Toll Brothers is also building high-quality communities with the intent to hold them. Since Cooper expects his tenants to have incomes in the $100,000-plus range and rent for a few years before eventually buying a larger move-up home. They also represent potential new buyers for the company’s for-sale luxury homes.
Other developers build SFRs with the intention of selling the project as a whole to an investor, whether that sale takes place as a forward takeout during construction or after the community is stabilized. Mill Creek’s Parrott, for example, said his exit strategy depends on who the firm’s investors are.
“We build to hold, but we will consider opportunistically selling if it makes sense,” Parrott said. “We’d like to build up our portfolio and see where it takes us in the future.”
Ting Qiao, CEO of Wan Bridge, a vertically-integrated developer, builder and operator of SFR communities across Texas, said his business model is unique. “Even though we sell properties to investors, we will still be the operator because we have an in-house property management team,” he said.
The majority of Wan Bridge’s communities are “under an investment contract before completion of construction,” Qiao noted.
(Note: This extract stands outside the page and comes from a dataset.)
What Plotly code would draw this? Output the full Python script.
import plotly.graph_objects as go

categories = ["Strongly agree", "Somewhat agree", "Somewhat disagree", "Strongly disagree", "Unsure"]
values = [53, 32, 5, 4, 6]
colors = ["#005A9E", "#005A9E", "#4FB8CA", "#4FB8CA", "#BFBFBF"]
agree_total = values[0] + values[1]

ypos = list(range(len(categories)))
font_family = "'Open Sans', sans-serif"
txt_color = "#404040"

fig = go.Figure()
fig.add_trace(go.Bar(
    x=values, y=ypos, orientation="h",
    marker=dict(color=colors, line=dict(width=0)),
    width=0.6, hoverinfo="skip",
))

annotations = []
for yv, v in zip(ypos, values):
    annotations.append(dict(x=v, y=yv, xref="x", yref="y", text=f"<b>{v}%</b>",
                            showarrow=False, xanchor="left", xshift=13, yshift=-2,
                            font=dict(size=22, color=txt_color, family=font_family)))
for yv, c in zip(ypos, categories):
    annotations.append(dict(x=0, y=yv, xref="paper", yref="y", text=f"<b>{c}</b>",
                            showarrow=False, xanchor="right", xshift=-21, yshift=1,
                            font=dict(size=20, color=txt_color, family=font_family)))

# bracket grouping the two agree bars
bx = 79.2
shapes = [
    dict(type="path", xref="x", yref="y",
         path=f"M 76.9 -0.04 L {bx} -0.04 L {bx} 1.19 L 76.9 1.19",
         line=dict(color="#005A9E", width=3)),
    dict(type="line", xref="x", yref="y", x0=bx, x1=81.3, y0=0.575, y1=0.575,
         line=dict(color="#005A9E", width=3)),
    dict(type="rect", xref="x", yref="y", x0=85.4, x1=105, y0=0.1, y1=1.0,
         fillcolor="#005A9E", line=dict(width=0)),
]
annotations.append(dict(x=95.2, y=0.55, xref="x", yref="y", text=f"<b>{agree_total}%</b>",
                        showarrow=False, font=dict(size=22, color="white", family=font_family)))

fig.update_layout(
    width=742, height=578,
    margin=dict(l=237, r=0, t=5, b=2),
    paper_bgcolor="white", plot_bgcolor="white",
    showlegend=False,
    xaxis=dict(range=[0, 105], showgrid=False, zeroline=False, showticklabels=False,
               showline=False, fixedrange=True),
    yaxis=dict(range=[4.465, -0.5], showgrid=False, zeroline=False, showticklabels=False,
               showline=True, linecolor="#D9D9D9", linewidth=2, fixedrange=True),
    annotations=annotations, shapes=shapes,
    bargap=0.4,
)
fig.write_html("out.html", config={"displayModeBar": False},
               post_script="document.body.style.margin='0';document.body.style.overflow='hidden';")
One recent project is Bay Colony Pointe West, a 175-home SFR community completed in September 2020 in League City, Texas. It’s at full occupancy, with rents of $1,800 to $2,000.
Jacobi of Parkland Residential said he’s putting “most but not all,” of his eggs in the SFR basket. “‘Rent’ is no longer a four-letter word. There is such a large demand for rental housing, and I see that demand growing substantially in the future. Build-to-rent was a very good and strategic move for our business.”